Идеи Листера постепенно завоевывали себе признание в научных кругах. Карболовые повязки и карболовые «наводнения» действительно устраняли нечто носящееся в воздухе, и заражения не наступало. Все яснее для многих становилось, что это «нечто», эти виновники заразы — микробы; те самые, от которых Пастер «лечил» вино, пиво и шелковичных червей и которые, как он это доказал, никогда не зарождались сами по себе. И кое-кто взялся неумело, но горячо за опыты, доказывающие, что микробы — истинные возбудители заразных заболеваний.
Но Роберт Кох решительно ничего не знал ни об этих опытах, ни о карболовых повязках Листера, ни о теории Пастера. Он сам, в полном одиночестве продирался сквозь мрачные дебри медицинских тайн, и тем, чего он достиг, он обязан единственно своему необыкновенному упорству и не менее необыкновенной аккуратности.
Кох мучился своей беспомощностью как врач. Совесть не давала ему покоя, когда он брал со своих бедных пациентов гонорар за лечение, которое только в кавычках можно было назвать лечением. Он был еще очень молодым врачом, только что окончившим университет, но он не считал свою молодость оправданием для беспомощности. Он должен был лечить больных, а вместо этого он, мягко говоря, втирал им очки ничего не дающими рецептами, и, если больные выздоравливали, честный Кох отлично понимал — происходит это независимо от его лекарств.
И Кох решил во что бы то ни стало избавиться от своей беспомощности и найти истинную причину заразных заболеваний. Он сидел за микроскопом во все часы дня и ночи, когда кончал прием больных, и смотрел, смотрел, пока туман не застилал покрасневших от напряжения глаз. Он брал кровь из порезанного пальца ребенка, мочу, которую ему приносили «на просмотр», плевки из плевательницы — словом, все, что попадалось под руку, и клал под микроскоп. Однажды он таким же образом положил на чистое предметное стеклышко каплю крови от овцы, умершей от сибирской язвы. И через несколько лет после Давена и Райе увидел все те же странные живые нитеобразные палочки.

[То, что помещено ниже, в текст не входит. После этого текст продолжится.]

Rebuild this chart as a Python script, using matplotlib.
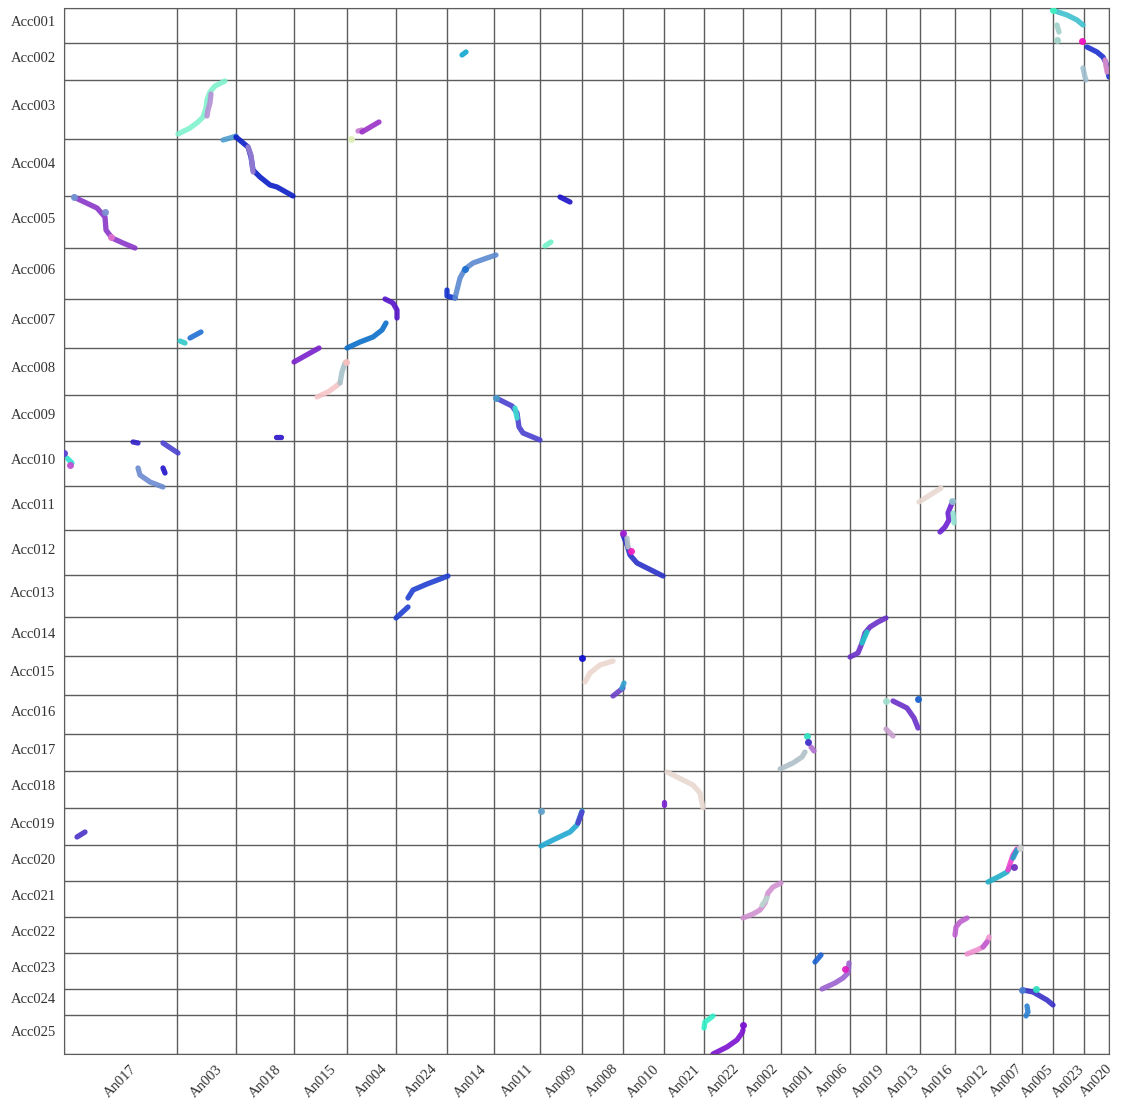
import matplotlib
matplotlib.use("Agg")
from matplotlib import pyplot as plt
from matplotlib import transforms
import numpy as np

# chromosome names and lengths (x = reference, y = query)
x_names = ['An017', 'An003', 'An018', 'An015', 'An004', 'An024', 'An014', 'An011',
           'An009', 'An008', 'An010', 'An021', 'An022', 'An002', 'An001', 'An006',
           'An019', 'An013', 'An016', 'An012', 'An007', 'An005', 'An023', 'An020']
x_len = [113, 59, 58, 53, 49, 51, 47, 46, 42, 41, 41, 40, 39, 38, 34, 35,
         36, 34, 35, 35, 32, 31, 31, 25]

y_names = ['Acc%03d' % i for i in range(1, 26)]
y_len = [35, 37, 59, 57, 52, 51, 49, 47, 46, 45, 44, 45, 42, 39, 39, 39,
         37, 37, 37, 36, 36, 36, 36, 26, 39]

# syntenic blocks: colour, points (x, y) in genome coordinates
lines = [
    ('#7ef2cc', [(114, 126), (126, 120), (134, 114), (139, 109), (142, 100), (143, 92), (146, 84), (151, 78), (161, 73)]),
    ('#b48fd6', [(147, 86), (146, 95), (144, 102), (143, 108)]),
    ('#4f9ed0', [(159, 132), (166, 130), (172, 128)]),
    ('#0b1ec8', [(172, 129), (184, 139), (187, 149), (189, 162), (196, 169), (206, 177), (213, 179), (229, 188)]),
    ('#9b7fd2', [(184, 139), (187, 147), (188, 155), (189, 164)]),
    ('#8a36c9', [(10, 189), (16, 192), (33, 200), (41, 209), (42, 222), (48, 230), (59, 235), (71, 240)]),
    ('#c77ad0', [(294, 123), (298, 122)]),
    ('#9a30c8', [(298, 124), (315, 114)]),
    ('#30c8c8', [(116, 333), (121, 335)]),
    ('#1f6fd2', [(126, 330), (137, 324)]),
    ('#0a6fca', [(283, 340), (296, 334), (309, 329), (318, 322), (322, 315)]),
    ('#5512c8', [(321, 291), (329, 295), (333, 302), (333, 310)]),
    ('#7a1fcc', [(230, 354), (255, 340)]),
    ('#f7c6c8', [(253, 389), (264, 384), (271, 379), (276, 375)]),
    ('#a6c2c8', [(276, 375), (278, 364), (281, 355)]),
    ('#1030d0', [(383, 282), (383, 288), (391, 290)]),
    ('#5a88d0', [(391, 290), (393, 282), (396, 270), (401, 261), (409, 255), (423, 250), (432, 247)]),
    ('#1a10c8', [(496, 189), (506, 194)]),
    ('#70f0c8', [(481, 238), (487, 234)]),
    ('#4a3fd0', [(432, 390), (448, 398), (453, 405), (455, 419), (459, 425), (476, 432)]),
    ('#3ee0d0', [(451, 400), (453, 410)]),
    ('#1f40d0', [(332, 610), (344, 599)]),
    ('#1f40d0', [(344, 590), (349, 582), (363, 576), (384, 568)]),
    ('#2a30c8', [(559, 527), (563, 537), (566, 547), (573, 555), (583, 560), (599, 568)]),
    ('#b5c3c8', [(563, 530), (564, 539)]),
    ('#ecd6ce', [(521, 674), (526, 665), (536, 657), (549, 653)]),
    ('#6a40c8', [(549, 688), (559, 680)]),
    ('#30a0d0', [(558, 680), (560, 675)]),
    ('#e8d8d0', [(855, 494), (877, 480)]),
    ('#6a20d0', [(876, 524), (881, 519), (885, 512), (884, 505), (888, 495)]),
    ('#90e0d0', [(889, 505), (890, 515)]),
    ('#6a30c8', [(786, 649), (794, 645), (798, 635), (801, 625), (806, 619), (814, 614), (822, 610)]),
    ('#20c8c8', [(798, 635), (803, 624)]),
    ('#6a30c8', [(829, 693), (843, 700), (850, 710), (854, 720)]),
    ('#c8a0d0', [(822, 721), (829, 728)]),
    ('#b070d0', [(747, 739), (750, 743)]),
    ('#b0c0c8', [(716, 761), (729, 755), (738, 749), (741, 744)]),
    ('#20a8d0', [(477, 838), (489, 832), (506, 824), (513, 817), (518, 803)]),
    ('#5040d0', [(514, 815), (518, 804)]),
    ('#e8d8d0', [(603, 764), (613, 769), (629, 777), (636, 785), (639, 800)]),
    ('#7a20d0', [(600, 794), (600, 797)]),
    ('#d090d0', [(679, 910), (689, 906), (696, 902), (701, 895), (704, 885), (709, 879), (717, 875)]),
    ('#b8d8d0', [(698, 897), (703, 890)]),
    ('#30f0c8', [(640, 1020), (641, 1014), (649, 1008)]),
    ('#7a10d0', [(649, 1046), (663, 1039), (673, 1032), (678, 1025), (679, 1022)]),
    ('#1a60d0', [(751, 954), (757, 947)]),
    ('#20b0c8', [(924, 874), (936, 868), (943, 864), (946, 859)]),
    ('#f040d0', [(944, 862), (949, 847), (953, 841)]),
    ('#20a0c8', [(949, 850), (953, 842)]),
    ('#c060d0', [(891, 927), (892, 919), (896, 914), (903, 910)]),
    ('#f090d0', [(903, 946), (913, 942), (919, 939), (923, 934), (925, 929)]),
    ('#c060d0', [(919, 939), (923, 934)]),
    ('#9a60d0', [(758, 981), (771, 975), (779, 970), (784, 965), (785, 955)]),
    ('#3a30c8', [(959, 982), (969, 984), (983, 992), (989, 997)]),
    ('#2a80d0', [(963, 998), (964, 1004), (962, 1008)]),
    ('#40c0d0', [(989, 2), (994, 4), (1003, 7), (1013, 12), (1019, 17)]),
    ('#a0d0c8', [(993, 17), (995, 24)]),
    ('#1a30d0', [(1023, 39), (1033, 44), (1039, 49), (1042, 55), (1044, 64), (1045, 69)]),
    ('#e090c8', [(1041, 52), (1043, 64)]),
    ('#a0c0d0', [(1019, 60), (1021, 69), (1022, 72)]),
    ('#30e0d0', [(3, 450), (8, 455)]),
    ('#3020c8', [(69, 434), (74, 435)]),
    ('#4a40d0', [(99, 435), (114, 445)]),
    ('#6a8ad0', [(74, 460), (76, 467), (86, 474), (99, 479)]),
    ('#2010c8', [(99, 460), (101, 465)]),
    ('#2a10c8', [(212, 429), (217, 429)]),
    ('#10a8d0', [(398, 47), (402, 44)]),
    ('#4a30c8', [(13, 829), (21, 824)]),
]

dots = [
    ('#6f96d2', (10, 189)), ('#7a8ed2', (41, 204)), ('#e070d0', (47, 229)),
    ('#dff0b8', (287, 131)), ('#f7c0c0', (282, 354)), ('#1f70d0', (401, 261)),
    ('#4a9cc8', (432, 390)), ('#a020d0', (559, 525)), ('#f020c0', (567, 543)),
    ('#1010d0', (518, 650)), ('#90c0d0', (888, 493)), ('#1a60d0', (854, 691)),
    ('#a0e0d0', (822, 693)), ('#30e0c0', (743, 728)), ('#4030c8', (744, 734)),
    ('#60a0c8', (477, 803)), ('#7a10d0', (679, 1017)), ('#d0d0d0', (956, 840)),
    ('#7030c0', (950, 859)), ('#e020c0', (781, 961)), ('#4a80d0', (958, 982)),
    ('#30e0c0', (972, 981)), ('#40f0c0', (989, 2)), ('#a0d0c8', (993, 32)),
    ('#f010c0', (1018, 33)), ('#5a40d0', (0, 445)), ('#c050d0', (6, 457)),
]

x_edges = np.concatenate([[0], np.cumsum(x_len)])
y_edges = np.concatenate([[0], np.cumsum(y_len)])

fig = plt.figure(figsize=(11.26, 11.06), dpi=100)
ax = fig.add_axes([64 / 1126, 1 - 1054 / 1106, 1045 / 1126, 1046 / 1106])

grid_c = '#5c5c5c'
ax.vlines(x_edges, 0, y_edges[-1], color=grid_c, lw=1.0, zorder=1)
ax.hlines(y_edges, 0, x_edges[-1], color=grid_c, lw=1.0, zorder=1)

for c, pts in lines:
    xs = [p[0] for p in pts]
    ys = [p[1] for p in pts]
    ax.plot(xs, ys, color=c, lw=3.8, solid_capstyle='round', solid_joinstyle='round',
            alpha=0.9, zorder=2)
for c, (x, y) in dots:
    ax.plot(x, y, 'o', color=c, ms=5, mew=0, alpha=0.95, zorder=3)

ax.set_xlim(0, x_edges[-1])
ax.set_ylim(y_edges[-1], 0)
for s in ax.spines.values():
    s.set_color(grid_c)

font = ['Liberation Serif', 'DejaVu Serif']
ax.set_xticks((x_edges[:-1] + x_edges[1:]) / 2)
ax.set_xticklabels(x_names, rotation=45, ha='center', fontsize=10.5, family=font, color='#333333')
ax.set_yticks((y_edges[:-1] + y_edges[1:]) / 2)
ax.set_yticklabels(y_names, fontsize=10.5, family=font, color='#333333')
ax.tick_params(length=0, pad=6)

# labels on the left sit a little above the row centre
shift = transforms.ScaledTranslation(0, 4 / 100, fig.dpi_scale_trans)
for lab in ax.get_yticklabels():
    lab.set_transform(lab.get_transform() + shift)

fig.savefig('out.png', dpi=100)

Месяцы и годы, проведенные у микроскопа, превратили Коха в дотошного исследователя. В своем медвежьем углу он не имел возможности прибегнуть ни к чьему совету, да и кто мог в го время научить его искусству наблюдения над микробами? В конце концов он не только научился создавать подходящую среду для культивирования этих палочек, но и вполне убедительно доказал в своей самодельной лаборатории, что именно они являются истинной причиной повального заболевания сотен и тысяч животных, гибнущих от сибирской язвы. Он был первым исследователем, который доказал, что определенный вид микробов вызывает определенную заразную болезнь. Он открыл, что у сибиреязвенных микробов бывает стадия устойчивых спор, но… ни одна душа до поры до времени не узнала об его открытии. Он был слишком дотошным ученым и слишком неуверенным в своих знаниях, чтобы рискнуть объявить об этих исследованиях ученому миру. Решился он только в 1876 году.